### Task to carry out
Assemble all lines in which the string "matplotlib" appears.
## Begin Given material
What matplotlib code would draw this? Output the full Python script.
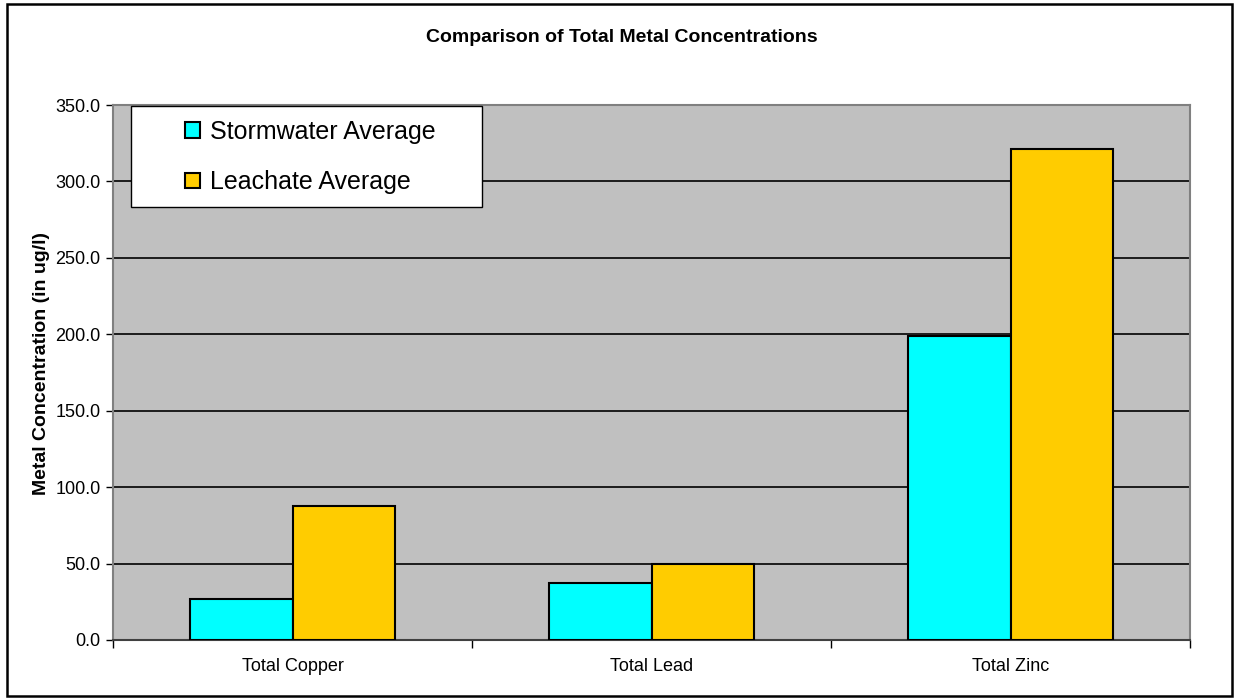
import matplotlib.pyplot as plt
import numpy as np
from matplotlib.patches import Rectangle

plt.rcParams['font.family'] = ['Liberation Sans', 'DejaVu Sans']

metals = ["Total Copper", "Total Lead", "Total Zinc"]
stormwater_avg = [26.8, 37.1, 198.8]
leachate_avg = [87.7, 49.6, 321.2]
y_ticks = [0, 50, 100, 150, 200, 250, 300, 350]

W, H = 1236, 700
fig = plt.figure(figsize=(W / 100, H / 100), dpi=100)
ax = fig.add_axes([113 / W, 60 / H, 1077 / W, 535 / H])
ax.set_facecolor("#C0C0C0")

x = np.arange(len(metals))
w = 1 / 3.5
ax.bar(x - w / 2, stormwater_avg, w, color="#00FFFF", edgecolor="black",
       linewidth=1.5, label="Stormwater Average", zorder=3)
ax.bar(x + w / 2, leachate_avg, w, color="#FFCC00", edgecolor="black",
       linewidth=1.5, label="Leachate Average", zorder=3)

ax.set_xlim(-0.5, len(metals) - 0.5)
ax.set_ylim(0, 350)
ax.set_yticks(y_ticks)
ax.set_yticklabels([f"{v:.1f}" for v in y_ticks], fontsize=13)
ax.yaxis.grid(True, color="black", linewidth=1.2, zorder=1)
ax.set_axisbelow(True)

# category labels centered, tick marks between categories
ax.set_xticks(x)
ax.set_xticklabels(metals, fontsize=13)
ax.set_xticks(np.arange(-0.5, len(metals)), minor=True)
ax.tick_params(axis="x", which="major", length=0, pad=13)
ax.tick_params(axis="x", which="minor", length=6, width=1, color="black")
ax.tick_params(axis="y", length=5, width=1, color="black", pad=4)

for side in ["top", "right", "left"]:
    ax.spines[side].set_color("#808080")
    ax.spines[side].set_linewidth(1.5)
ax.spines["bottom"].set_color("#404040")
ax.spines["bottom"].set_linewidth(1.5)

fig.text(42 / W, 1 - 495 / H, "Metal Concentration (in ug/l)", rotation=90,
         fontsize=14, fontweight="bold", ha="center", va="bottom")
fig.text(622 / W, 1 - 37 / H, "Comparison of Total Metal Concentrations",
         fontsize=14, fontweight="bold", ha="center", va="center")

# legend box with the entries set inside it
ax.add_patch(Rectangle((131 / W, 1 - 207 / H), 351 / W, 101 / H,
                       transform=fig.transFigure, facecolor="white",
                       edgecolor="black", linewidth=1, zorder=4,
                       clip_on=False))
leg = ax.legend(loc="upper left", bbox_to_anchor=(185 / W, 1 - 120 / H),
                bbox_transform=fig.transFigure, fontsize=18, frameon=False,
                handlelength=0.6, handleheight=0.6, handletextpad=0.4,
                borderpad=0, labelspacing=1.05, borderaxespad=0)
leg.set_zorder(5)
for patch in leg.get_patches():
    patch.set_linewidth(1.5)

# outer chart border
fig.patches.append(Rectangle((7 / W, 4 / H), 1225 / W, 692 / H,
                             transform=fig.transFigure, fill=False,
                             edgecolor="black", linewidth=1.8))

fig.savefig("out.png", dpi=100)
## End Given material
### Exercise result
What matplotlib code would draw this? Output the full Python script.
import matplotlib.pyplot as plt
from matplotlib.patches import Rectangle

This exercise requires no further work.